ADIs indicated that they are well-positioned to deal with zero or negative interest rates by mid-2022, with submissions commenting on four aspects of APRA’s draft expectations:
(i) In relation to deposit products, some submissions noted that implementing negative interest rates or fees on a large number of deposits through tactical solutions would increase operational risk;
(ii) Some ADIs requested an extension to the date proposed by APRA for developing tactical solutions;
(iii) APRA was requested to clarify that it only expected ADIs to prepare for negative interest rates on products where they would make a commercial decision to implement such rates; and
(iv) ADIs also requested clarity on the use of interest rate floors in lending products, and additional guidance on the level of preparedness expected by APRA.
Finally, a number of submissions noted that negative interest or additional fees would not be consistent with the definition of ‘basic deposit products’ in the Corporations Act 2001 and queried whether ADIs needed to be prepared for the additional obligations that would apply as a result of this.

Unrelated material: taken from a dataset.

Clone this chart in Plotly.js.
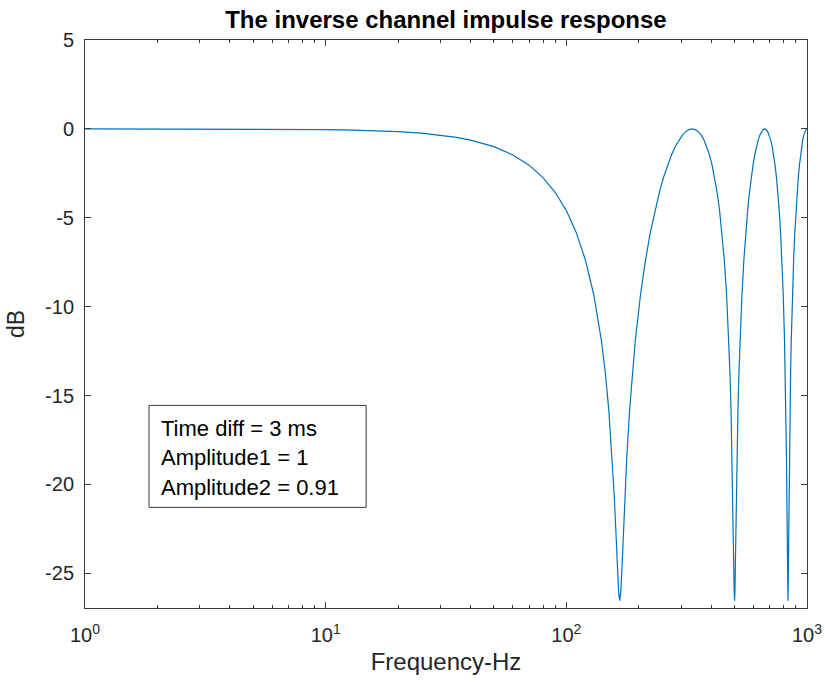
<!DOCTYPE html>
<html>
<head>
<meta charset="utf-8">
<script src="https://cdn.plot.ly/plotly-3.0.1.min.js"></script>
<style>html,body{margin:0;padding:0;background:#fff;}#chart{width:825px;height:683px;}</style>
</head>
<body>
<div id="chart"></div>
<script>
// Frequency (Hz) samples
const freqHz = [
  1,2,3,5,7,10,12,15,20,25,30,35,40,45,50,60,70,80,90,100,110,120,130,140,145,150,155,158,160,163,165,166.67,
  168.33,170.33,173.33,175.33,178.33,183.33,188.33,193.33,203.33,213.33,223.33,233.33,243.33,253.33,
  263.33,273.33,283.33,293.33,303.33,313.33,323.33,333.33,
  343.33,353.33,363.33,373.33,383.33,393.33,403.33,413.33,423.33,433.33,443.33,453.33,463.33,473.33,
  478.33,483.33,488.33,491.33,493.33,496.33,498.33,500,
  501.67,503.67,506.67,508.67,511.67,516.67,521.67,526.67,536.67,546.67,556.67,566.67,576.67,586.67,
  596.67,606.67,616.67,626.67,636.67,646.67,656.67,666.67,
  676.67,686.67,696.67,706.67,716.67,726.67,736.67,746.67,756.67,766.67,776.67,786.67,796.67,806.67,
  811.67,816.67,821.67,824.67,826.67,829.67,831.67,833.33,
  835,837,840,842,845,850,855,860,870,880,890,900,910,920,930,940,950,960,970,980,990,1000
];
// Magnitude (dB) at those frequencies
const magDb = [
  0,-0.002,-0.004,-0.010,-0.019,-0.039,-0.056,-0.087,-0.155,-0.243,-0.351,-0.480,-0.631,-0.804,-1.000,
  -1.466,-2.040,-2.737,-3.580,
  -4.597,-5.837,-7.373,-9.329,-11.943,-13.640,-15.746,-18.466,-20.526,-22.107,-24.670,-26.084,-26.537,
  -26.084,-24.670,-22.107,-20.526,-18.466,-15.746,-13.640,-11.943,-9.329,-7.373,-5.837,-4.597,-3.580,
  -2.737,-2.040,-1.466,-1.000,-0.631,-0.351,-0.155,-0.039,0,
  -0.039,-0.155,-0.351,-0.631,-1.000,-1.466,-2.040,-2.737,-3.580,-4.597,-5.837,-7.373,-9.329,-11.943,
  -13.640,-15.746,-18.466,-20.526,-22.107,-24.670,-26.084,-26.537,
  -26.084,-24.670,-22.107,-20.526,-18.466,-15.746,-13.640,-11.943,-9.329,-7.373,-5.837,-4.597,-3.580,
  -2.737,-2.040,-1.466,-1.000,-0.631,-0.351,-0.155,-0.039,0,
  -0.039,-0.155,-0.351,-0.631,-1.000,-1.466,-2.040,-2.737,-3.580,-4.597,-5.837,-7.373,-9.329,-11.943,
  -13.640,-15.746,-18.466,-20.526,-22.107,-24.670,-26.084,-26.537,
  -26.084,-24.670,-22.107,-20.526,-18.466,-15.746,-13.640,-11.943,-9.329,-7.373,-5.837,-4.597,-3.580,
  -2.737,-2.040,-1.466,-1.000,-0.631,-0.351,-0.155,-0.039,0
];
const xTickVals = [1,10,100,1000];
const xTickText = ['10<sup>0</sup>','10<sup>1</sup>','10<sup>2</sup>','10<sup>3</sup>'];
const xMinorVals = [2,3,4,5,6,7,8,9,20,30,40,50,60,70,80,90,200,300,400,500,600,700,800,900];
const yTickVals = [-25,-20,-15,-10,-5,0,5];
const yTickText = ['-25','-20','-15','-10','-5','0','5'];
const infoLines = ['Time diff = 3 ms','Amplitude1 = 1','Amplitude2 = 0.91'];

const axisColor = '#3a3a3a';
const textColor = '#262626';
const font = 'Liberation Sans, Arial, sans-serif';

const trace = {
  x: freqHz, y: magDb, type: 'scatter', mode: 'lines',
  line: {color: '#0072BD', width: 1.2}, hoverinfo: 'x+y'
};

const lineY = [0.3163, 0.2643, 0.2124];
const annotations = infoLines.map((t, i) => ({
  text: t, xref: 'paper', yref: 'paper', x: 0.1025, y: lineY[i],
  xanchor: 'left', yanchor: 'middle', showarrow: false,
  font: {family: font, size: 22, color: '#000'}
}));

const layout = {
  width: 825, height: 683,
  margin: {l: 85, r: 18, t: 40, b: 75},
  paper_bgcolor: '#fff', plot_bgcolor: '#fff',
  showlegend: false,
  font: {family: font, color: textColor},
  title: {
    text: 'The inverse channel impulse response',
    font: {family: font, size: 24, color: '#000', weight: 'bold'},
    x: 0.5405, xanchor: 'center', xref: 'container',
    y: 0.9707, yanchor: 'middle', yref: 'container'
  },
  xaxis: {
    type: 'log', range: [0, 3],
    tickmode: 'array', tickvals: xTickVals, ticktext: xTickText,
    ticks: 'inside', ticklen: 6, tickwidth: 1, tickcolor: axisColor,
    minor: {tickmode: 'array', tickvals: xMinorVals, ticks: 'inside', ticklen: 3, tickwidth: 1, tickcolor: axisColor, showgrid: false},
    showline: true, linecolor: axisColor, linewidth: 1, mirror: 'allticks',
    showgrid: false, zeroline: false,
    tickfont: {family: font, size: 20, color: textColor},
    ticklabelstandoff: 9,
    title: {text: 'Frequency-Hz', font: {family: font, size: 24, color: textColor}, standoff: 8}
  },
  yaxis: {
    range: [-26.95, 5],
    tickmode: 'array', tickvals: yTickVals, ticktext: yTickText,
    ticks: 'inside', ticklen: 6, tickwidth: 1, tickcolor: axisColor,
    showline: true, linecolor: axisColor, linewidth: 1, mirror: 'allticks',
    showgrid: false, zeroline: false,
    tickfont: {family: font, size: 20, color: textColor},
    ticklabelstandoff: 6,
    title: {text: 'dB', font: {family: font, size: 23, color: textColor}, standoff: 14}
  },
  shapes: [{
    type: 'rect', xref: 'paper', yref: 'paper',
    x0: 0.0887, x1: 0.3894, y0: 0.1772, y1: 0.3567,
    line: {color: axisColor, width: 1}, fillcolor: '#fff', layer: 'above'
  }],
  annotations: annotations
};

Plotly.newPlot('chart', [trace], layout, {displayModeBar: false, staticPlot: true});
</script>
</body>
</html>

Consistent with APRA’s draft expectations, APRA expects ADIs to, at a minimum, develop tactical solutions1 to implement zero and negative market interest rates and cash rate.
APRA has made two changes to the draft expectations to account for the comments made:
(i) Customer accounts (including those of related parties) with an aggregate deposit balance of less than $10 million have been excluded from the scope of APRA’s expectations , noting industry feedback that tactical solutions would increase operational risk due to the large number of customers involved ; and
(ii) APRA has extended the timeframe for development of tactical solutions to 31 July 2022, recognising the low likelihood of widespread negative interest rates in the near term.
In addressing the other comments, APRA notes the following:
APRA recognises that ADIs may make a commercial decision not to implement zero and negative interest rates on certain products that are in scope for APRA’s expectations. However, APRA expects ADIs to prepare for zero and negative rates on all products and activities that are in scope, given APRA’s objective is to facilitate consistency in preparedness across the industry.
Interest rate floors in lending products that reference the cash rate or a market rate are an acceptable solution. However, given the higher likelihood of negative interest rates on deposits of $10 million or more, APRA expects ADIs’ preparations to extend beyond the use of zero interest rate floors on such deposits.
In developing tactical solutions, APRA expects ADIs to pre-position themselves by 31 July 2022 in all relevant aspects of the products and activities that are in scope, including customer communications and disclosures. As a result of a deposit product no longer qualifying as a ‘basic deposit product’, additional requirements administered by ASIC may apply under the Corporations Act 2001. An ADI affected by this should pre-position itself to ensure compliance with the additional requirements.
Following the development of tactical solutions by 31 July 2022, APRA expects ADIs to be able to implement the solutions within three months, if required.
ADIs requiring additional information should contact their responsible supervisor.
Therese McCarthy Hockey
1 Tactical solutions are typically shorter-term fixes, involving workarounds on the periphery of existing systems, along with overrides in downstream systems. Solutions that generate an economic outcome that is equivalent to a negative interest rate are acceptable, subject to the appropriate risk management considerations.
2 Lending products that do not reference the cash rate or a market rate, including business lending, residential mortgages, personal loans and credit cards, remain outside the scope of APRA’s expectations.
3 ADIs should assess operational risks associated with tactical solutions and ensure there are appropriate controls in place to manage them. ADIs should also consider any relevant conduct-related issues, including the fair treatment of clients, asymmetry of information and potential for conflicts of interest.